Major banks are being pushed by the government to increase hiring as the Moon Jae-in administration scrambles to improve economic indicators.

Banks are an easy target as they are profitable and are dependent on the government for regulatory approvals.


The Financial Services Commission (FSC), the country’s top financial regulator, went to great lengths earlier this month to announce a new index measuring the “contribution” major banks make toward the creation of jobs.

The index, the FSC says, will not only factor in the direct contribution - that is, banks hiring - but will also factor in indirect contributions, hiring that results from funding that banks provide to the economy.

“Financial company jobs are considered some of the most sought-after, with decent working conditions and high salaries,” said the regulator in a statement.

“As the government pulls all resources to build an economy driven by job creation, the finance sector needs to play a bigger role,” the FSC said.

The measure will look into the employment situation at 14 banks, including Shinhan, KB Kookmin, Woori, KEB Hana and NongHyup, and the first result - which is based on last year’s performance - will come out in August.

The announcement of measures that only apply to the banking sector led to the voicing of some concern, as many banks are on track to reduce the number of bank tellers with the growing use of mobile and online services.

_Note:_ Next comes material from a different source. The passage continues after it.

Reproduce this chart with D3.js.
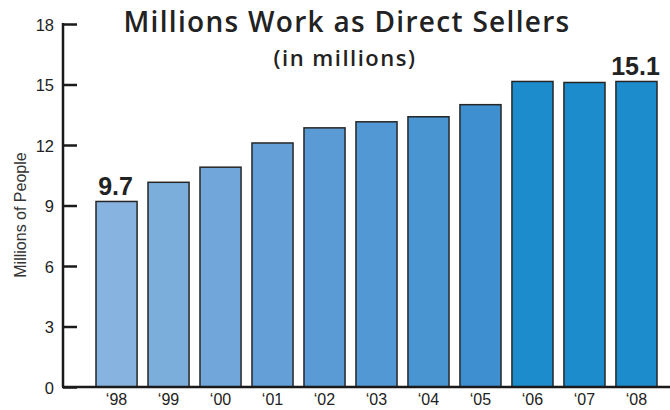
<!DOCTYPE html>
<html>
<head>
<meta charset="utf-8">
<script src="https://cdn.jsdelivr.net/npm/d3@7"></script>
<style>
  body { margin: 0; background: #fff; }
  svg { display: block; }
</style>
</head>
<body>
<svg id="chart"></svg>
<script>
const years = ["‘98", "‘99", "‘00", "‘01", "‘02", "‘03", "‘04", "‘05", "‘06", "‘07", "‘08"];
const sellers = [9.2, 10.15, 10.9, 12.1, 12.85, 13.15, 13.4, 14.0, 15.15, 15.1, 15.15];
const yTicks = [0, 3, 6, 9, 12, 15, 18];
const callouts = [{ year: "‘98", text: "9.7" }, { year: "‘08", text: "15.1" }];

const barColors = ["#86b3df", "#7caedc", "#70a6da", "#64a0d7", "#5a9bd5", "#5298d4", "#4995d2", "#3e8fd0",
    "#1d8ccd", "#1d8ccd", "#1d8ccd"];

function drawChart() {
    const svg = d3.select("#chart")
        .attr("width", 670)
        .attr("height", 410);

    const x = d3.scaleBand()
        .domain(years)
        .range([96, 657])
        .paddingInner(0.21)
        .paddingOuter(0);

    const y = d3.scaleLinear()
        .domain([0, 18])
        .range([387, 24]);

    // bars
    svg.append("g")
        .selectAll("rect")
        .data(years)
        .enter().append("rect")
        .attr("x", d => x(d))
        .attr("y", (d, i) => y(sellers[i]))
        .attr("width", x.bandwidth())
        .attr("height", (d, i) => y(0) - y(sellers[i]))
        .attr("fill", (d, i) => barColors[i])
        .attr("stroke", "#262626")
        .attr("stroke-width", 1.5);

    // y axis
    const yAxis = svg.append("g")
        .attr("transform", "translate(63,0)")
        .call(d3.axisRight(y).tickValues(yTicks).tickSize(14).tickFormat(""));
    yAxis.select(".domain").remove();
    yAxis.selectAll(".tick line")
        .attr("stroke", "#1a1a1a")
        .attr("stroke-width", 2.5);

    svg.append("line")
        .attr("x1", 63).attr("x2", 63)
        .attr("y1", y(18) - 1).attr("y2", y(0))
        .attr("stroke", "#1a1a1a")
        .attr("stroke-width", 2.5);

    svg.append("g")
        .selectAll("text")
        .data(yTicks)
        .enter().append("text")
        .attr("x", 54)
        .attr("y", d => y(d) + 1)
        .attr("dy", "0.36em")
        .attr("text-anchor", "end")
        .style("font-family", "Liberation Sans, Arial, sans-serif")
        .style("font-size", "16.5px")
        .style("fill", "#222")
        .text(d => d);

    // baseline
    svg.append("line")
        .attr("x1", 62).attr("x2", 670)
        .attr("y1", y(0)).attr("y2", y(0))
        .attr("stroke", "#1a1a1a")
        .attr("stroke-width", 2.5);

    // x labels
    svg.append("g")
        .selectAll("text")
        .data(years)
        .enter().append("text")
        .attr("x", d => x(d) + x.bandwidth() / 2)
        .attr("y", 405)
        .attr("text-anchor", "middle")
        .style("font-family", "Liberation Sans, Arial, sans-serif")
        .style("font-size", "16px")
        .style("fill", "#222")
        .text(d => d);

    // callouts
    svg.append("g")
        .selectAll("text")
        .data(callouts)
        .enter().append("text")
        .attr("x", d => x(d.year) + x.bandwidth() / 2 - 1)
        .attr("y", d => y(sellers[years.indexOf(d.year)]) - 6)
        .attr("text-anchor", "middle")
        .style("font-family", "Liberation Sans, Arial, sans-serif")
        .style("font-size", "25px")
        .style("font-weight", "bold")
        .style("fill", "#222")
        .text(d => d.text);

    // y axis title
    svg.append("text")
        .attr("transform", "translate(26,215) rotate(-90)")
        .attr("text-anchor", "middle")
        .style("font-family", "Liberation Sans, Arial, sans-serif")
        .style("font-size", "16px")
        .style("fill", "#333")
        .text("Millions of People");

    // titles
    svg.append("text")
        .attr("x", 347)
        .attr("y", 32)
        .attr("text-anchor", "middle")
        .style("font-family", "Open Sans, sans-serif")
        .style("font-size", "28px")
        .style("font-weight", "600")
        .style("letter-spacing", "1.3px")
        .style("fill", "#222")
        .text("Millions Work as Direct Sellers");

    svg.append("text")
        .attr("x", 345)
        .attr("y", 66)
        .attr("text-anchor", "middle")
        .style("font-family", "Open Sans, sans-serif")
        .style("font-size", "22px")
        .style("font-weight", "600")
        .style("letter-spacing", "1.5px")
        .style("fill", "#222")
        .text("(in millions)");
}

drawChart();
</script>
</body>
</html>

“It is true that we feel some burden because of the decision,” said a source at one of the 14 banks.

The number of bank employees has been steadily declining, with the four largest banks - Shinhan, KB, Woori and KEB Hana - reducing head count by more than 6,000 over the past two years, according to the Financial Supervisory Service (FSS).

The downturn is linked to the widespread use of digital banking that negates the need to visit brick-and-mortar branches.

Despite the trend, banks have been targeted since they still fare better in terms of earnings compared with ailing industries.

The combined net profit of Korean banks grew 23.4 percent to 13.8 trillion won ($12 billion) last year, backed by strong interest margins.

Three years ago, the net generated by the banks was a quarter of what it was in 2018. It hit a six-year high of 11 trillion won in 2017.

This year’s annual net profit is expected to come in at around 10 trillion won, since 3.8 trillion won was made in the first quarter alone.

The government’s strong control over the regulation of the sector makes the banks generally amenable to cooperation. The FSC and FSS oversee and make determinations about a wide range of issues directly affecting the business of banks, including loan screening guidelines, the approval of new business lines and financial soundness.

“Since the government’s policy direction is focused on job creation, we make efforts to go hand in hand with the agenda,” said another source in the banking sector who spoke on the condition of anonymity.

Hiring is not the only demand; the government also hopes that the banks will help in boosting exports, investment and funding for small and medium enterprises.

Finance Minister Hong Nam-ki met with the heads of commercial banks to convey the new priorities.

“Korea faces growing downside risks,” Hong told the reporters after the meeting, “[I requested] that banks play an active role in bolstering investment and exports, and financing marginalized people.”

In response to the call, Shinhan Bank and Woori Bank recently unveiled their plan to create funds for tech-focused small- and medium-sized companies.